If possible, avoid OCR altogether for outgoing invoices by generating XML directly from your billing system — this yields the most accurate results.
FAQ
What's the difference between a PDF invoice and an XML e-invoice?
A PDF is a visual, human-readable document. An XML e-invoice is structured and machine-readable, encoding invoice data according to standards like UBL or Factur‑X so systems can validate and process them automatically.
Which XML invoice standards should I use?
It depends on region and transaction type: UBL/Peppol for EU B2G and cross-border, XRechnung for German government, ZUGFeRD/Factur‑X for hybrid PDF+XML cases, and FatturaPA for Italy. Most align with EN 16931.
Can I just use a regular PDF-to-XML converter?
No. Generic converters output layout-based XML, not semantic invoice XML. Use invoice-specific tools or map extracted fields (amounts, dates, tax IDs, line items) to UBL or Factur‑X schemas.
How accurate is OCR for invoice data extraction?
Modern invoice-focused OCR typically achieves 95–99% accuracy on key fields for clean digital PDFs. Accuracy falls for scanned or handwritten documents. Always validate arithmetic totals and use human review for low‑confidence fields.
Do I need to keep the original PDF after converting to XML?
Usually yes. Tax authorities often require archiving invoices in their original received format for 7–10 years. Store both the source PDF and generated XML, plus an audit trail of any corrections.
What happens if my XML invoice fails validation?
The receiving system or portal rejects it with error messages indicating schema or business rule failures (e.g., missing fields, calculation mismatches, invalid VAT IDs).
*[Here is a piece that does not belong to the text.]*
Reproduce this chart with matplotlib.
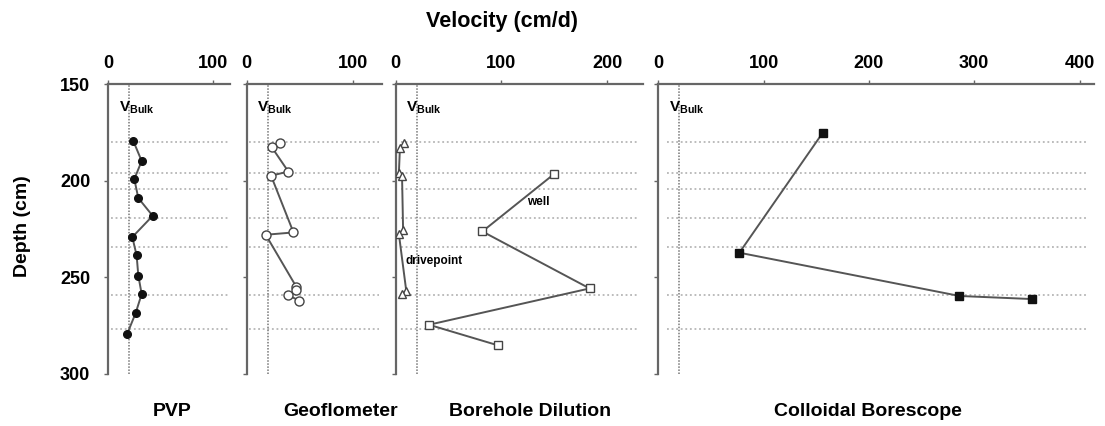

Fix source data or mapping and regenerate the XML.
How long does migration from PDF to XML invoices take?
A phased migration using an existing platform typically takes 3–6 months for a mid-sized business. Building a custom solution can take 6–12 months depending on volume, integrations, and complexity.
Can I send hybrid PDF+XML invoices?
Yes. ZUGFeRD and Factur‑X embed structured XML inside a PDF/A‑3 file so recipients can view the PDF and automated systems can extract the XML — ideal during transitions.
What are the mandatory elements in an XML invoice?
Core required elements (per EN 16931 and national standards) include invoice number, issue date, seller/buyer details (name, address, tax ID), currency, line items (description, quantity, price), tax breakdowns, and total payable. Specific formats may require extra fields.
Should I convert incoming PDFs or ask suppliers to send XML directly?
Both. Request native XML from capable high-volume suppliers to avoid conversion. For smaller suppliers, use an OCR-to-XML pipeline. Hybrid approaches accelerate compliance while minimizing errors.